If you look at the scorecard, you might think that Senga’s outing left something to be desired. He allowed two runs on three hits with no walks and two strikeouts over 2 2/3 innings. His pitch count was high – he threw 50 pitches in that span – and he again proved vulnerable to the longball, allowing solo homers to Joshua Baez and Miguel Ugueto.
But that’s frankly beside the point.
Spring training is for figuring things out, and Senga was clearly looking to hone his secondary pitches (he didn’t throw a single fastball in the third because, well, “no need to throw anymore,” he said). He pounded the zone and established his fastball early – a key element in the ghost fork’s effectiveness. The velocity he’s flashed in Clover Park backfields came to play, too: His fastball dipped to an average 94.7 last year, but Saturday, it averaged at 96.7 (even in 2023, that pitch was 1 mph slower than that). He topped out at 98.8.
“It’s exciting,” Mendoza said. “It’s not something that I’ve seen the two years that I’ve been here…It’s not only the 98, but his ability to spin it, too…He’s pretty high (with his confidence) because he’s feeling good. We’ve got to keep it there.:
There’s also a notable change in his demeanor. Mendoza has never known healthy Senga. He didn’t know the jovial pitcher with the quick smile for his teammates – the who had a mini-mart of Japanese snacks in his locker.
“You see a Kodai Senga in the clubhouse smiling,” Mendoza said. There’s “more interaction with teammates. He’s not in the training room (needing to get) treatment. He’s just a healthy player that’s able to do a lot of different things. It affects the personality. It’s definitely a different version of his personality this year.”
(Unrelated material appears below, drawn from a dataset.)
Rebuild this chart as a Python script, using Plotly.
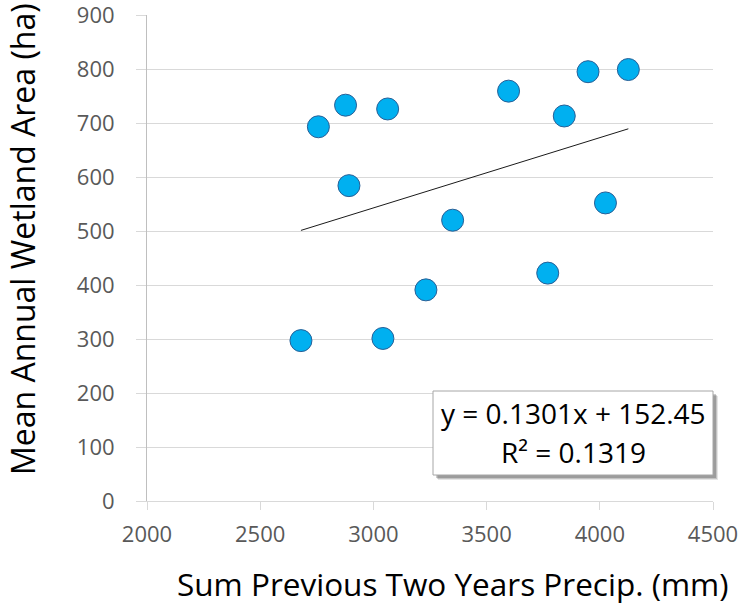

And that really could make all the difference. There’s this misconception that Senga only wants to play every six days, because pitchers in the NPO are used to smaller workloads, but that’s simply not the case. He’s “enigmatic” because he hasn’t been healthy, and that means consistency is all but impossible to come by.
"I've never said that I can't throw on regular rest," he said. "Nothing has changed."
But this new version of Senga, if successful, has the ability to reshape this rotation in pivotal ways. The Mets were destroyed by their pitching last year and looked to soothe that wound by trading for Freddy Peralta. But at his best, Senga is a true-blue ace, and his reemergence is a gift the Mets weren’t really counting on. Throw in Nolan McLean, who has all the makings of a superstar, a healthy Sean Manaea, a David Peterson who doesn’t carry an entire staff on his back, and Clay Holmes, now fully integrated as a starter, and you’ve got yourself a formidable rotation.
Naturally, that’s best-case scenario stuff, and baseball is rarely bedfellows with the best case of anything, But…what if?
“In this industry, you either do or you don’t,” Senga said. “I haven’t proven anything while (I’ve been) over here and I still have a lot to prove.”
But not in the old ways. That didn’t work.
“It’s a new me,” he said. “And I’m trying to find new beginnings.”
Forget the ghost version of Senga. This version is flesh and blood, and very ready to make himself seen.